30 January 2013

There and back again...A Northland Tale {Part 4}

On two separate fine and sunny mornings, the travellers depart for places beginning with the letter K, both with lovely alliteration in their names, Kerikeri and Kawakawa. And, come to think of it, the author of this tale muses to herself there seems to be an extraordinary number of places starting with the letter K in this part of the world. Not just Kerikeri and Kawakawa, but Kaikohe, Kamo, Kaeo and Kaitaia as well!




So off they go to Kerikeri, admiring the richness of the horticulture around them, and upon arrival they make time for a coffee in a local cafe (of course!) where they are all tickled pink seeing a miniature pinky-drinking finger being held on one so young! They enjoy their walk around the township too, thinking how much it reminds them of other lovely rural towns in the Hawkes Bay and Marlborough.






Then they are off, on their way to the famous Stone Store (the oldest stone building in NZ) and Kemp House (the oldest wooden building in NZ). They decide that this part of the country sure likes to lay claim to 'the oldest this and the oldest that'!




After some deft skipping between rocks and admiring the historic basin, they seek out the local mini golf course, as a game has been promised to the littlest travellers. They shatter the peace and quiet of the country lane with their laughter and teasing during the game, but there aren't many around who would be peturbed at the sound of such happy fun.



Whilst the rest of the crew take to the beach for their late afternoon swim, one intrepid traveller decides to walk the track from the Falls all the way to the beach at Paihia, not quite realising what an effort this will turn out to be, only thinking that if the man of the house could run it 4 mornings in the row, how hard could it possibly be?

Well, hard it wouldn't have been if the traveller could have just ambled along at her own pace, but with a deadline to meet (the car departing for home after the swim), there was a bit of a rush on. The same traveller is pretty pooped after 7km of mostly walking in the bush in just over an hour. The mangrove swamp in the middle of the walk made it worth the effort though. It is decidedly eerie here, with no sound other than the sound of one's own feet on the boardwalk, accompanied by some very odd popping, cracking and plopping noises made by the mangroves in the swamp.




The next day, the travellers head off in search of the famous Hundertwasser toilets at Kawakawa, immortalised in Billy Connelly's World Tour of NZ, and worth a visit or two during the day! They are definitely the best looking loos the travellers have ever graced with their presence! 






They also decide to ride the 8km long Bay of Islands Vintage Railway which they have managed to keep a surprise from the little ones right until they arrive at the train station. The littlest traveller is pretty happy with his 'prise' as he calls it.











The track itself is unique in that as it departs the station it travels straight down the middle of the main street which is State Highway One no less - with cars and trucks passing on either side. There is a heart stopping moment or two and everyone holds their breath as the train passes ever so close to a concrete truck but all is well and the journey continues. On the way out of town, the guard points out the rarest tree in the world, the only one of it's kind, a 'lava-tree' which the travellers all find incredibly amusing when they finally get the joke. 
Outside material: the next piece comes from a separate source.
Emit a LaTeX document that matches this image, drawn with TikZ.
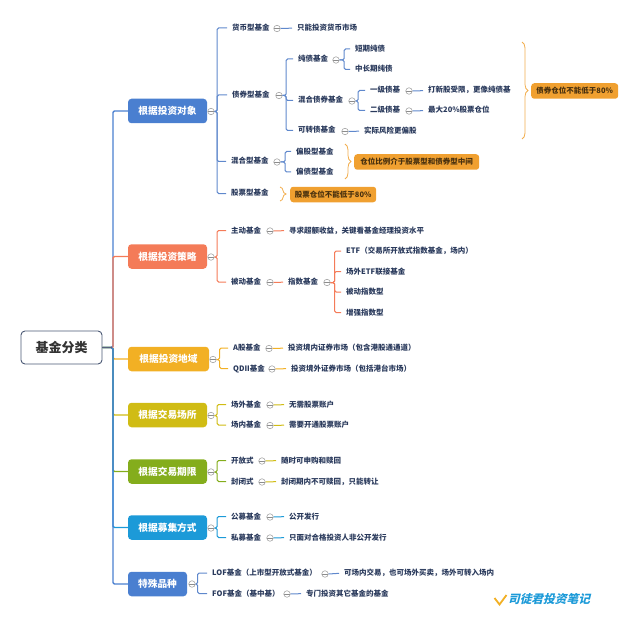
\documentclass[tikz,border=0pt]{standalone}
\usepackage{fontspec}
\setmainfont{Noto Sans CJK SC}
\usetikzlibrary{decorations.pathreplacing}
\definecolor{ink}{HTML}{2A3A5C}
\definecolor{cblue}{HTML}{4A7FD0}
\definecolor{csalmon}{HTML}{F47B58}
\definecolor{cgold}{HTML}{F2B024}
\definecolor{cyell}{HTML}{D0BC14}
\definecolor{cgreen}{HTML}{84AD1C}
\definecolor{ccyan}{HTML}{1C9AD8}
\definecolor{cnote}{HTML}{F0A030}
\definecolor{cline}{HTML}{5F88CC}
\tikzset{
  leaf/.style={anchor=west,inner sep=0pt,text height=6pt,text depth=1pt,font=\fontsize{7.5}{8}\selectfont\bfseries,text=ink},
  lone/.style={draw=#1,line width=1pt,rounded corners=1.5pt,shorten >=5pt},
  lone/.default=cline,
  mini/.style={circle,draw=black!35,fill=white,line width=.6pt,minimum size=6.5pt,inner sep=0pt,
    path picture={\draw[black!45,line width=.5pt] (path picture bounding box.west) -- (path picture bounding box.east);}},
  big/.style={rounded corners=3.5pt,minimum height=24.5pt,minimum width=#1,inner sep=0pt,text=white,
    font=\fontsize{9.7}{10}\selectfont\bfseries},
  rootbox/.style={draw=ink!85,line width=.9pt,rounded corners=4pt,minimum width=81pt,minimum height=33pt,inner sep=0pt,
    text=black!80,font=\fontsize{13}{14}\selectfont\bfseries},
  notebox/.style={fill=cnote,rounded corners=3pt,minimum height=15.5pt,inner sep=0pt,anchor=west,
    text=black!70!cnote,font=\fontsize{7.5}{8}\selectfont\bfseries},
  curly/.style={draw=cnote!85,line width=.8pt,decorate,decoration={brace,amplitude=#1}},
  trunk/.style={draw=#1,line width=1.4pt,rounded corners=1.5pt},
}
\newcommand{\kid}[4]{\draw[lone=#1] (#2.east) -- ++(#3,0) |- (#4.west);}
\newcommand{\one}[3]{\draw[lone=#1] (#2.east) -- (#3.west);}
\begin{document}
\begin{tikzpicture}[x=1pt,y=-1pt]
\useasboundingbox (0,0) rectangle (640,623);
% root and first level
\node[rootbox] (root) at (61.5,347.5) {基金分类};
\node[big=79pt,fill=cblue] (a) at (167.5,111) {根据投资对象};
\node[big=79pt,fill=csalmon] (b) at (167.5,256.5) {根据投资策略};
\node[big=81pt,fill=cgold] (c) at (168.5,359) {根据投资地域};
\node[big=79pt,fill=cyell] (d) at (167.5,415) {根据交易场所};
\node[big=79pt,fill=cgreen] (e) at (167.5,471.5) {根据交易期限};
\node[big=79pt,fill=ccyan] (f) at (167.5,527.5) {根据募集方式};
\node[big=59pt,fill=cblue] (g) at (157.5,584) {特殊品种};
\draw[trunk=cgold] (root.east) -- ++(10.5,0) |- (c.west);
\draw[trunk=cyell] (root.east) -- ++(10.5,0) |- (d.west);
\draw[trunk=cgreen] (root.east) -- ++(10.5,0) |- (e.west);
\draw[trunk=ccyan] (root.east) -- ++(10.5,0) |- (f.west);
\draw[trunk=cblue] (root.east) -- ++(10.5,0) |- (g.west);
\draw[trunk=cblue] (root.east) -- ++(10.5,0) |- (a.west);
\draw[trunk=csalmon] (root.east) ++(10.5,0) |- (b.west);
\draw[line width=1.2pt,draw=ink!80] (root.east) -- ++(10,0);
% circles of the first level
\node[mini] (ac) at (211,111.5) {};
\node[mini] (bc) at (211,257) {};
\node[mini] (cc) at (213,359.5) {};
\node[mini] (dc) at (211,415.5) {};
\node[mini] (ec) at (211,472) {};
\node[mini] (fc) at (211,528) {};
\node[mini] (gc) at (192,584) {};
% group a
\node[leaf] (a1) at (232,28) {货币型基金};
\node[mini] (a1c) at (277,28.5) {};
\node[leaf] (a1t) at (297,28) {只能投资货币市场};
\node[leaf] (a2) at (232,95) {债券型基金};
\node[mini] (a2c) at (279,95.5) {};
\node[leaf] (a3) at (231,161.5) {混合型基金};
\node[mini] (a3c) at (277,162) {};
\node[leaf] (a4) at (231,193.5) {股票型基金};
\node[leaf] (a21) at (298,59) {纯债基金};
\node[mini] (a21c) at (336,60) {};
\node[leaf] (a22) at (298,100.5) {混合债券基金};
\node[mini] (a22c) at (352,101) {};
\node[leaf] (a23) at (298,130.5) {可转债基金};
\node[mini] (a23c) at (345,131.5) {};
\node[leaf] (a23t) at (364,131) {实际风险更偏股};
\node[leaf] (a211) at (355,49) {短期纯债};
\node[leaf] (a212) at (355,69.5) {中长期纯债};
\node[leaf] (a221) at (370,90.5) {一级债基};
\node[mini] (a221c) at (409,91) {};
\node[leaf] (a221t) at (428,90.5) {打新股受限，更像纯债基};
\node[leaf] (a222) at (370,110.5) {二级债基};
\node[mini] (a222c) at (409,111) {};
\node[leaf] (a222t) at (428,110.5) {最大20\%股票仓位};
\node[leaf] (a31) at (296,151.5) {偏股型基金};
\node[leaf] (a32) at (296,172) {偏债型基金};
\foreach \k in {a1,a2,a3,a4} {\kid{cline}{ac}{2.5}{\k}}
\one{cline}{a1c}{a1t}
\foreach \k in {a21,a22,a23} {\kid{cline}{a2c}{3.5}{\k}}
\foreach \k in {a211,a212} {\kid{cline}{a21c}{4.5}{\k}}
\foreach \k in {a221,a222} {\kid{cline}{a22c}{2.5}{\k}}
\one{cline}{a221c}{a221t}
\one{cline}{a222c}{a222t}
\one{cline}{a23c}{a23t}
\foreach \k in {a31,a32} {\kid{cline}{a3c}{4.5}{\k}}
% notes and braces
\node[notebox,minimum width=87pt] (n1) at (531,91) {债券仓位不能低于80\%};
\node[notebox,minimum width=125pt] (n2) at (354,162) {仓位比例介于股票型和债券型中间};
\node[notebox,minimum width=86pt] (n3) at (290,194.5) {股票仓位不能低于80\%};
\coordinate (n1t) at (522,42);
\coordinate (n1b) at (522,139);
\coordinate (n2t) at (345,144);
\coordinate (n2b) at (345,179);
\coordinate (n3t) at (280,187);
\coordinate (n3b) at (280,201);
\draw[curly=6pt] (n1t) -- (n1b);
\draw[curly=6pt] (n2t) -- (n2b);
\draw[curly=6pt] (n3t) -- (n3b);
% group b
\node[leaf] (b1) at (231,230.5) {主动基金};
\node[mini] (b1c) at (270,231) {};
\node[leaf] (b1t) at (289,230.5) {寻求超额收益，关键看基金经理投资水平};
\node[leaf] (b2) at (231,282) {被动基金};
\node[mini] (b2c) at (270,282.5) {};
\node[leaf] (b2t) at (288,282) {指数基金};
\node[mini] (b2tc) at (327,282.5) {};
\node[leaf] (b21) at (346,251) {ETF（交易所开放式指数基金，场内）};
\node[leaf] (b22) at (346,271.5) {场外ETF联接基金};
\node[leaf] (b23) at (346,292) {被动指数型};
\node[leaf] (b24) at (346,312.5) {增强指数型};
\foreach \k in {b1,b2} {\kid{csalmon}{bc}{2.5}{\k}}
\one{csalmon}{b1c}{b1t}
\one{csalmon}{b2c}{b2t}
\foreach \k in {b21,b22,b23,b24} {\kid{csalmon}{b2tc}{4}{\k}}
% group c
\node[leaf] (c1) at (233,348) {A股基金};
\node[mini] (c1c) at (269,348.5) {};
\node[leaf] (c1t) at (288,348) {投资境内证券市场（包含港股通通道）};
\node[leaf] (c2) at (233,368.5) {QDII基金};
\node[mini] (c2c) at (272,369) {};
\node[leaf] (c2t) at (291,368.5) {投资境外证券市场（包括港台市场）};
\foreach \k in {c1,c2} {\kid{cgold}{cc}{3}{\k}}
\one{cgold}{c1c}{c1t}
\one{cgold}{c2c}{c2t}
% group d
\node[leaf] (d1) at (231,404.5) {场外基金};
\node[mini] (d1c) at (270,405) {};
\node[leaf] (d1t) at (289,404.5) {无需股票账户};
\node[leaf] (d2) at (231,425) {场内基金};
\node[mini] (d2c) at (270,425.5) {};
\node[leaf] (d2t) at (289,425) {需要开通股票账户};
\foreach \k in {d1,d2} {\kid{cyell}{dc}{2.5}{\k}}
\one{cyell}{d1c}{d1t}
\one{cyell}{d2c}{d2t}
% group e
\node[leaf] (e1) at (231,460.5) {开放式};
\node[mini] (e1c) at (262,461) {};
\node[leaf] (e1t) at (281,460.5) {随时可申购和赎回};
\node[leaf] (e2) at (231,481.5) {封闭式};
\node[mini] (e2c) at (262,482) {};
\node[leaf] (e2t) at (281,481.5) {封闭期内不可赎回，只能转让};
\foreach \k in {e1,e2} {\kid{cgreen}{ec}{2.5}{\k}}
\one{cyell}{e1c}{e1t}
\one{cyell}{e2c}{e2t}
% group f
\node[leaf] (f1) at (231,516.5) {公募基金};
\node[mini] (f1c) at (270,517) {};
\node[leaf] (f1t) at (289,516.5) {公开发行};
\node[leaf] (f2) at (231,537.5) {私募基金};
\node[mini] (f2c) at (270,538) {};
\node[leaf] (f2t) at (289,537.5) {只面对合格投资人非公开发行};
\foreach \k in {f1,f2} {\kid{ccyan}{fc}{2.5}{\k}}
\one{ccyan}{f1c}{f1t}
\one{ccyan}{f2c}{f2t}
% group g
\node[leaf] (g1) at (212,573) {LOF基金（上市型开放式基金）};
\node[mini] (g1c) at (325,574) {};
\node[leaf] (g1t) at (344,573) {可场内交易，也可场外买卖，场外可转入场内};
\node[leaf] (g2) at (212,593.5) {FOF基金（基中基）};
\node[mini] (g2c) at (287,594) {};
\node[leaf] (g2t) at (306,593.5) {专门投资其它基金的基金};
\foreach \k in {g1,g2} {\kid{cline}{gc}{2}{\k}}
\one{cline}{g1c}{g1t}
\one{cline}{g2c}{g2t}
% mark
\draw[draw=cgold,line width=1.8pt] (494.5,598) -- (499.5,604.5) -- (506.5,595);
\node[anchor=west,inner sep=0pt,xslant=.25,transform shape,text=ccyan,font=\fontsize{11.7}{12}\selectfont\bfseries] (mark) at (509,599) {司徒君投资笔记};
\end{tikzpicture}
\end{document}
Only 8km of track has been restored so far, but it is enough to enjoy the lush green fields of the north, and the train comes to a rest in a little station called Taumarere. The railway won't be able to extend any further unless $0.75-$1 million can be found to restore the wooden bridge, their next obstacle. Sadly, it's hard to see how this kind of money could ever be justified on a railway mostly manned by volunteers. The travellers thoroughly enjoy the open-air ride, made all the more interesting by the conversation with the wonderful volunteer guard who hails from near where the English travellers in the party live. The world really is a village sometimes!





Then there was time for a walk around the rather unusual looking monstrosity across the road from the famous toilets, where all manner of strange mosaics and sculptures keep the eyes busy. Weird, garish and fantastical are all apt words to describe the creations here.





On their return to Paihia, they take advantage of a free hour to shoot around Waitangi, refreshing themselves on the history of the signing of the Treaty in this very important historical place. Then, like every other afternoon, the beach beckons, and setting the scene in the background of today's swim, a massive cruise ship on the horizon sits majestically in the harbour, capable of carrying 3,000 passengers and crew and weighing 85,000 tonnes no less.


The water is deliciously warm on this, their last day here, so much so that even the most water-shy of the travellers (that would be the author!) finds herself fully immersed in the sea without so much as a shiver! And to see one brave wee 6-year old diving fully under the water and meeting the waves head on, having gained so much in confidence over these past few days, was a joy for all to see.

It will be bittersweet to leave this wonderful spot on Earth the following morning, such was the glorious weather and amazing sights they have all seen. But there are still a few more adventures waiting just around the corner.